SHORT PROBLEM:
Return the count of lines with the string "that" in them, and nothing else.

-- Start of EXERCISE MATERIALS --

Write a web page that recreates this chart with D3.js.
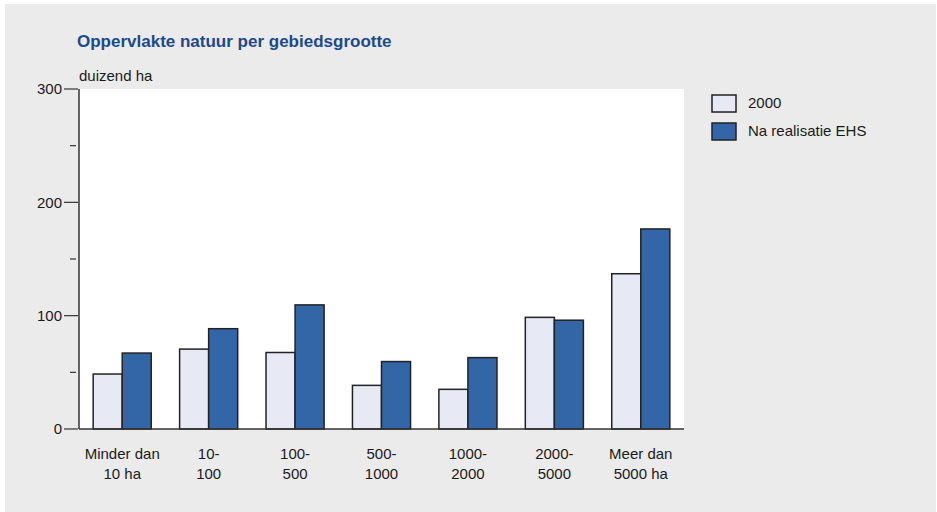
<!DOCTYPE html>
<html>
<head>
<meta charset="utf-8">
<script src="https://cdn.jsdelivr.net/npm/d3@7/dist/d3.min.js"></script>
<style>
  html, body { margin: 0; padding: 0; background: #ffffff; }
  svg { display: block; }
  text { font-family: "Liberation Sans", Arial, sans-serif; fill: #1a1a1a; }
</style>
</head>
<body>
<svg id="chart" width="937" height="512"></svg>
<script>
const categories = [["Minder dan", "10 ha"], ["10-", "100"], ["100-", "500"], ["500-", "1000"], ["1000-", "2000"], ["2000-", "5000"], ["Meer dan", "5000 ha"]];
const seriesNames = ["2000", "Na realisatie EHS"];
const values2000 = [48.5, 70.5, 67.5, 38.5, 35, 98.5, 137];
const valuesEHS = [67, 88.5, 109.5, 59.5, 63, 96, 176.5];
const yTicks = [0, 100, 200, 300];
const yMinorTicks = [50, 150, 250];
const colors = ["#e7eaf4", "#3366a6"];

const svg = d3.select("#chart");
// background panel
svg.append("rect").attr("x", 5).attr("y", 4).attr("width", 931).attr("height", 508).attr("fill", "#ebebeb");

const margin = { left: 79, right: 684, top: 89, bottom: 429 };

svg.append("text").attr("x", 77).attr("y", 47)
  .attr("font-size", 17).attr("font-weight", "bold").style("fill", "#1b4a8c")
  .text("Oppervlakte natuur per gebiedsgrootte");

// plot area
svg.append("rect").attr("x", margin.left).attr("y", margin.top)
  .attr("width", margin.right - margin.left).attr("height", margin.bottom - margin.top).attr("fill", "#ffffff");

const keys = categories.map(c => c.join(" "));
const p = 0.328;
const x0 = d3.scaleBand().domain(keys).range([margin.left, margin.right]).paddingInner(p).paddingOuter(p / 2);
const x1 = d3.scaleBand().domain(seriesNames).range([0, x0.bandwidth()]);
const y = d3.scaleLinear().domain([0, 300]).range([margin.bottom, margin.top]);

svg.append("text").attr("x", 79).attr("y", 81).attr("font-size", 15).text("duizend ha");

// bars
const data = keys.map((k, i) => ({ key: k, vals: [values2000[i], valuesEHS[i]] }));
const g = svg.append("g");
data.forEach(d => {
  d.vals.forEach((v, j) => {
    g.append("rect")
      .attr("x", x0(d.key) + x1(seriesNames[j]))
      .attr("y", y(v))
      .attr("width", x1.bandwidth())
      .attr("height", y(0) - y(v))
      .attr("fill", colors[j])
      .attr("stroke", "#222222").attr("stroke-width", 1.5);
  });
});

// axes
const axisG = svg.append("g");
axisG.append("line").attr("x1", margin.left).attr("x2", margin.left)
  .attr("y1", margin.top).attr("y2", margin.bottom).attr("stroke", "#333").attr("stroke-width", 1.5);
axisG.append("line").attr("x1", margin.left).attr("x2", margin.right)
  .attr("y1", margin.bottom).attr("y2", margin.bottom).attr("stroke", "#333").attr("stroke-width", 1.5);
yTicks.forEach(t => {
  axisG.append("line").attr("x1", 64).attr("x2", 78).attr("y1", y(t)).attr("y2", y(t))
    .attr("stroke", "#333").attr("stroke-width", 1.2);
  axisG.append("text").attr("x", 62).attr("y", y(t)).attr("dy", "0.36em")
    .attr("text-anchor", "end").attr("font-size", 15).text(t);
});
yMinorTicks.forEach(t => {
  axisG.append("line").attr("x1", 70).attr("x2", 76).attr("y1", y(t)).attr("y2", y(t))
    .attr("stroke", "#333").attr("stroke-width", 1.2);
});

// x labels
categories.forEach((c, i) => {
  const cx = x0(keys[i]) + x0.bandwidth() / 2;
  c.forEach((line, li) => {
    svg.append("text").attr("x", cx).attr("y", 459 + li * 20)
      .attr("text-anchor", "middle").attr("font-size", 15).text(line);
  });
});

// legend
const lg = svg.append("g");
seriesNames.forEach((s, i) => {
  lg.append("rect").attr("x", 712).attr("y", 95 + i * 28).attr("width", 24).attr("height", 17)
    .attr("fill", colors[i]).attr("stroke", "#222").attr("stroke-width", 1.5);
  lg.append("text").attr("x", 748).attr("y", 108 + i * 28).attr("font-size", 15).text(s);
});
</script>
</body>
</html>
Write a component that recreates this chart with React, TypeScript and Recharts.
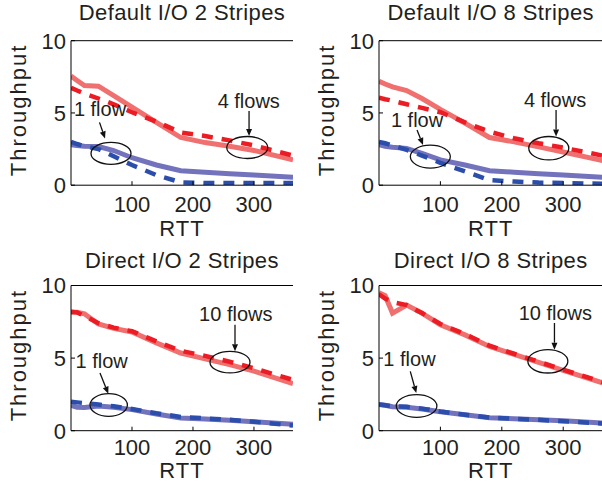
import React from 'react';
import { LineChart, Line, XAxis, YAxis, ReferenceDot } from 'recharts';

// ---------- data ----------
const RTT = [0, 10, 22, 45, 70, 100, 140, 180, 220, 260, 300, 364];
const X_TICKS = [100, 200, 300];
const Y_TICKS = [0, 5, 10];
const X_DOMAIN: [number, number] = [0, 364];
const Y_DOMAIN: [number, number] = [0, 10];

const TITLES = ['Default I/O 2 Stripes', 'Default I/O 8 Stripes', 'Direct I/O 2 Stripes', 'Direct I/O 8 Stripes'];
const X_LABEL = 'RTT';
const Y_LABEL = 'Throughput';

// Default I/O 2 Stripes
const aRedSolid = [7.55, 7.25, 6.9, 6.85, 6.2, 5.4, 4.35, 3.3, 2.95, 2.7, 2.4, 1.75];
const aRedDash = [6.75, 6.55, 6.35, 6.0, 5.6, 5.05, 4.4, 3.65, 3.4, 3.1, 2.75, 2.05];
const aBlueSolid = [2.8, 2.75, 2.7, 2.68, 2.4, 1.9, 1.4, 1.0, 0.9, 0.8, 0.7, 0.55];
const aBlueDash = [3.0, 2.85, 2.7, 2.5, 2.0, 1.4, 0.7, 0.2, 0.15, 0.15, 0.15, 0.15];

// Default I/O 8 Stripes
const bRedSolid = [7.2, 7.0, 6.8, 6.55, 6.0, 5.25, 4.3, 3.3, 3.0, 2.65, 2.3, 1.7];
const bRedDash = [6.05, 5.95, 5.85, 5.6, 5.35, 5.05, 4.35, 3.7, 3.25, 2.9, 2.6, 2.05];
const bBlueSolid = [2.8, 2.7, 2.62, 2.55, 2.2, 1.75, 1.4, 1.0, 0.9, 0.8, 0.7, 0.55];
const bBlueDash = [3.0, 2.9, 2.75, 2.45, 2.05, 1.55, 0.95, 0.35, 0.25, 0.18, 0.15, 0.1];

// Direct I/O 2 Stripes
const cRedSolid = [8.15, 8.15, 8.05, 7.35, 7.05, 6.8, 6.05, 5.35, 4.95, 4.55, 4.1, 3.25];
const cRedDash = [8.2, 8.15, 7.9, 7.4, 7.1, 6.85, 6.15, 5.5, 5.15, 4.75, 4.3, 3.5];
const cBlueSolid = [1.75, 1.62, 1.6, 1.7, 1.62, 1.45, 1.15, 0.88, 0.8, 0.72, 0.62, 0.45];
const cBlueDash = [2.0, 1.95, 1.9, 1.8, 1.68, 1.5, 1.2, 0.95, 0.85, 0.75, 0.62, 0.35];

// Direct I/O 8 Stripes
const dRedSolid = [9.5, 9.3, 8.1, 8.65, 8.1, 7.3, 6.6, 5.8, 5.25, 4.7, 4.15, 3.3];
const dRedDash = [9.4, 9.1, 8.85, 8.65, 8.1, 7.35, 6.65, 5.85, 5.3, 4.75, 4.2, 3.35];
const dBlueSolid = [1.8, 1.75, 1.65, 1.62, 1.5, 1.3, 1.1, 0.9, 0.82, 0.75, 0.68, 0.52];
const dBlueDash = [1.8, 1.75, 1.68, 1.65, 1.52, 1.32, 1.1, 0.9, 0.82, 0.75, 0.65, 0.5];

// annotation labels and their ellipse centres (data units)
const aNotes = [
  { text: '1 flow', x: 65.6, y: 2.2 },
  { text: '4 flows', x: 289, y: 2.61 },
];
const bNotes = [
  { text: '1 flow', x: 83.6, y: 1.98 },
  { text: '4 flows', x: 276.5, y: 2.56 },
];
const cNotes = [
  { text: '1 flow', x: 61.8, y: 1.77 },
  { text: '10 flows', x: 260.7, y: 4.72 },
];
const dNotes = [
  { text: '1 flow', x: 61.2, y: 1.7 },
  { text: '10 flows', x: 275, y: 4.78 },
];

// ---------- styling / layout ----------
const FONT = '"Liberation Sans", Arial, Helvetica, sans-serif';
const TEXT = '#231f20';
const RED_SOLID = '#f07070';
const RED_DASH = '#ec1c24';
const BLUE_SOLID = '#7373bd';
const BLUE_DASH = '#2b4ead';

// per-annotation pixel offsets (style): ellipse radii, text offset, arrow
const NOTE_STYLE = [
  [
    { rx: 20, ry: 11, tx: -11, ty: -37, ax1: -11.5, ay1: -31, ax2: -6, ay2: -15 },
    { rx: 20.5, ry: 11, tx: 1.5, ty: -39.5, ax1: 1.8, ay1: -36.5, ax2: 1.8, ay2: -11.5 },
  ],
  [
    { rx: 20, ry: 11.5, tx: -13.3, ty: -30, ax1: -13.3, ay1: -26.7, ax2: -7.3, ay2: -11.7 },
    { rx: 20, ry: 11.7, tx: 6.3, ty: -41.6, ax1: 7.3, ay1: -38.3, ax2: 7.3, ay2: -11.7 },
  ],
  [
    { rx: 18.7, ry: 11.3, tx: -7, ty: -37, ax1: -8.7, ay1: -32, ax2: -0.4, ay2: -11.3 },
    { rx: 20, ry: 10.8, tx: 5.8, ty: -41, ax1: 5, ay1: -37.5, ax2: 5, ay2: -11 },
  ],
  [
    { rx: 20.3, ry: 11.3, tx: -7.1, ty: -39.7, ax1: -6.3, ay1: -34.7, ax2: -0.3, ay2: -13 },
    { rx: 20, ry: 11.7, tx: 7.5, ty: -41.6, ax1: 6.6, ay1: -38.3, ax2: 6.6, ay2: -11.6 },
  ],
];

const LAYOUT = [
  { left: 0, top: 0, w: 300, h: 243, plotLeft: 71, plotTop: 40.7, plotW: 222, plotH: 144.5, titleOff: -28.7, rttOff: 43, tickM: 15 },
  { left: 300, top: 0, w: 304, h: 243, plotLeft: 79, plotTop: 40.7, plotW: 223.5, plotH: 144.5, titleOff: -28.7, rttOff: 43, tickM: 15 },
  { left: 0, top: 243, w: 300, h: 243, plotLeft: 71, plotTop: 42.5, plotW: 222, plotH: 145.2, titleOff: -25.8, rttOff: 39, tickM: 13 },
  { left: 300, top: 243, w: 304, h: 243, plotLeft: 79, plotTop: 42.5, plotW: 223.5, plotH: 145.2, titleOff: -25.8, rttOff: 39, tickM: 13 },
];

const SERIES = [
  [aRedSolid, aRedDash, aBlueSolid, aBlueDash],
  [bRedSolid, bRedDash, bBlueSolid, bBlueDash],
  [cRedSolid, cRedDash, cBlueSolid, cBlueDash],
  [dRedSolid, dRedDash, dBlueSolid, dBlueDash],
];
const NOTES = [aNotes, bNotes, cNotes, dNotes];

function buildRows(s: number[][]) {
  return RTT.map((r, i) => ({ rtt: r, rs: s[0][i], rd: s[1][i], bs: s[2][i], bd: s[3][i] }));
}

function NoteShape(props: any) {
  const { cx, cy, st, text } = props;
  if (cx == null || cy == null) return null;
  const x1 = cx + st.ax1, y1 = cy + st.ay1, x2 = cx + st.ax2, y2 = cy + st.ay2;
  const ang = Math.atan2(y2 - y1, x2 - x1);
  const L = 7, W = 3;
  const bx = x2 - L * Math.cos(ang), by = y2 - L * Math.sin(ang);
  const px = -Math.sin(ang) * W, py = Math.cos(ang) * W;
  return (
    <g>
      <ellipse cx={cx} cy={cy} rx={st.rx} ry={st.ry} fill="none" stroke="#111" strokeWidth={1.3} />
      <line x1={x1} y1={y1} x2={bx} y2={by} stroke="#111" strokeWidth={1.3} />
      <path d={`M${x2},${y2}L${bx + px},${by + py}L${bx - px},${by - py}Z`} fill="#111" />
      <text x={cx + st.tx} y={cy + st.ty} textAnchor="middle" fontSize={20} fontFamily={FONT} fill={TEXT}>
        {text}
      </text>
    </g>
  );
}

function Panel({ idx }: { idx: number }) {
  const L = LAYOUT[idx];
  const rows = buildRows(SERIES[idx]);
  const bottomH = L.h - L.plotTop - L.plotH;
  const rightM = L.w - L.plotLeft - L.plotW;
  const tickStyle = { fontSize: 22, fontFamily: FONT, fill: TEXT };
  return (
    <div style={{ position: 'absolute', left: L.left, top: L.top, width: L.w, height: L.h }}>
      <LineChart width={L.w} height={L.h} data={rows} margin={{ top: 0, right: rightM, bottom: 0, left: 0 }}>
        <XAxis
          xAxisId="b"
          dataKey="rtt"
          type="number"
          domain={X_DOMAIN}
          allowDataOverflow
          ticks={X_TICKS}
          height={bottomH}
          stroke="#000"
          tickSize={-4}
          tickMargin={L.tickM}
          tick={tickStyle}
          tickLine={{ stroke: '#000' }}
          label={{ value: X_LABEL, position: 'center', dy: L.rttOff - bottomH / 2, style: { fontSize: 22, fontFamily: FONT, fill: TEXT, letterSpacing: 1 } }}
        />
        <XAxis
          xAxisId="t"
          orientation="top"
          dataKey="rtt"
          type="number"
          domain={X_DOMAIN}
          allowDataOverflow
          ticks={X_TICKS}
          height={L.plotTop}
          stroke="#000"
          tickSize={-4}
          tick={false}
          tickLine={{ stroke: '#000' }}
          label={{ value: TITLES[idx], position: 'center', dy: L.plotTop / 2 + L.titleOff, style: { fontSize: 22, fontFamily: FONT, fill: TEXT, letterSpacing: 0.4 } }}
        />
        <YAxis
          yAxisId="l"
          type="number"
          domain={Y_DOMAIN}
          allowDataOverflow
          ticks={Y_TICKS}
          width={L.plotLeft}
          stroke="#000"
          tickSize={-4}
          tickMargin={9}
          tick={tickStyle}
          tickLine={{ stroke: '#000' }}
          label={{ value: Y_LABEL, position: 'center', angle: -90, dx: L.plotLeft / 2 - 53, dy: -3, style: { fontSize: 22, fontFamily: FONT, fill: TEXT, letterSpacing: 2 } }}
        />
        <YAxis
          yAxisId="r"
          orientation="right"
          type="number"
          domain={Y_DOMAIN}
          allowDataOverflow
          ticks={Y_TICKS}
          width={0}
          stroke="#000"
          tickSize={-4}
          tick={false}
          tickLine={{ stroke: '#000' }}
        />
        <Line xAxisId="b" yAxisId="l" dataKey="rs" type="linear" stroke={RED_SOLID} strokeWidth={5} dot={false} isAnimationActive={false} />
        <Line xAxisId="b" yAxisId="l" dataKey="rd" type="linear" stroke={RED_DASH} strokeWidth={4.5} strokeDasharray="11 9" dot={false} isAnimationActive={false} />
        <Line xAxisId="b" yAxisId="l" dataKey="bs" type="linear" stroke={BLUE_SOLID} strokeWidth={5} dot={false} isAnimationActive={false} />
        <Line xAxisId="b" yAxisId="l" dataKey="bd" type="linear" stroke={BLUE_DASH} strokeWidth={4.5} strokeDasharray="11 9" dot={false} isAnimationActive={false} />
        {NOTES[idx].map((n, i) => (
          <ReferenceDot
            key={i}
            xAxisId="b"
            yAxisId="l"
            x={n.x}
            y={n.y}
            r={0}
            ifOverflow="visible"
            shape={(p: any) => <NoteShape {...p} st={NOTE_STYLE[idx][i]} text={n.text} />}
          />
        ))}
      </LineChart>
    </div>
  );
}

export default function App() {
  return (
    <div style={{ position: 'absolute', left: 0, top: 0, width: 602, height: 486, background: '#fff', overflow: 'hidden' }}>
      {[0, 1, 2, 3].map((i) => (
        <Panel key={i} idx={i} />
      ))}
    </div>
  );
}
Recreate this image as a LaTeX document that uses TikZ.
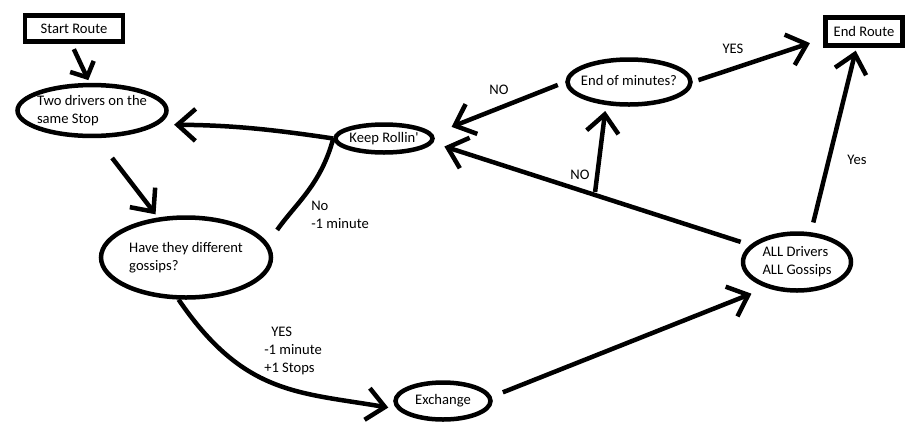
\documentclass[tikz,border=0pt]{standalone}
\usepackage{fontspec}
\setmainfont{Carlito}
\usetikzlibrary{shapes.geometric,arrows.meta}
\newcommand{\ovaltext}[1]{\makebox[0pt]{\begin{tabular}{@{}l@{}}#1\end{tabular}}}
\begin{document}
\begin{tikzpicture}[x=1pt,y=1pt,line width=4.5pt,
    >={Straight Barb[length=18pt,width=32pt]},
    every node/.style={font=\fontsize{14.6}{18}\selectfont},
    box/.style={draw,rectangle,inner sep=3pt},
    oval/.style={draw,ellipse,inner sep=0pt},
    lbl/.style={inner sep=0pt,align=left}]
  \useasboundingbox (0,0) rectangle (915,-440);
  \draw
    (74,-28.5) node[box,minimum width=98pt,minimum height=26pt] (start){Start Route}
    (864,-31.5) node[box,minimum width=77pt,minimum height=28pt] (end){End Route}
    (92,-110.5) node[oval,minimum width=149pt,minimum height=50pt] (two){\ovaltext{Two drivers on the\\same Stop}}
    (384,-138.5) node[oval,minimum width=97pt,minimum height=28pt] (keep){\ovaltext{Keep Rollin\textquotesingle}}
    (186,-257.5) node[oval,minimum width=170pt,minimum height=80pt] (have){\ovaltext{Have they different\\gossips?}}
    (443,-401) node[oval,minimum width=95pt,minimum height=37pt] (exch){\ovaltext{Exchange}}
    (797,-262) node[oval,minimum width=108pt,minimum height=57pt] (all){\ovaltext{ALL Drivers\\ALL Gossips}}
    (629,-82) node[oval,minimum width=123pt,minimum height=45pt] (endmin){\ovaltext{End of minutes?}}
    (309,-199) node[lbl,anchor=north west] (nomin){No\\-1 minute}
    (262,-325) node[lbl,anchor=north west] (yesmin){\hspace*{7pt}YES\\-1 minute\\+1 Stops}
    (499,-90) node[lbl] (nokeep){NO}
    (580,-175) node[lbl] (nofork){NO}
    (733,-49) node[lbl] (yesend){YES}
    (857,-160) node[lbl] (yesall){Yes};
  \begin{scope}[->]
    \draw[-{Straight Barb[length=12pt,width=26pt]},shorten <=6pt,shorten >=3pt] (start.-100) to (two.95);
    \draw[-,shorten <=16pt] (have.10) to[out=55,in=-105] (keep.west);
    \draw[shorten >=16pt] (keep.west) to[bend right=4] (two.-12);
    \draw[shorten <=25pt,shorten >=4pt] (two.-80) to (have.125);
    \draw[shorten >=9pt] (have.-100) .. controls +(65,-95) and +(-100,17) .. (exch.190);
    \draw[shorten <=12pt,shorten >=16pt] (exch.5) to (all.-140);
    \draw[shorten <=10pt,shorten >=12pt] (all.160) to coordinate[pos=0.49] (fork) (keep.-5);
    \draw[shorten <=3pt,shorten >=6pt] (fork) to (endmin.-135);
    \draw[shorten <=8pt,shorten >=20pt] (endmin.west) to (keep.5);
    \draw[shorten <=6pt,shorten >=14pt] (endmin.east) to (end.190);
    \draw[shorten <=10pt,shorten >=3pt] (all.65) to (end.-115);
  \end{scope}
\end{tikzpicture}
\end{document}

-- End of EXERCISE MATERIALS --

COMPLETED EXERCISE:
3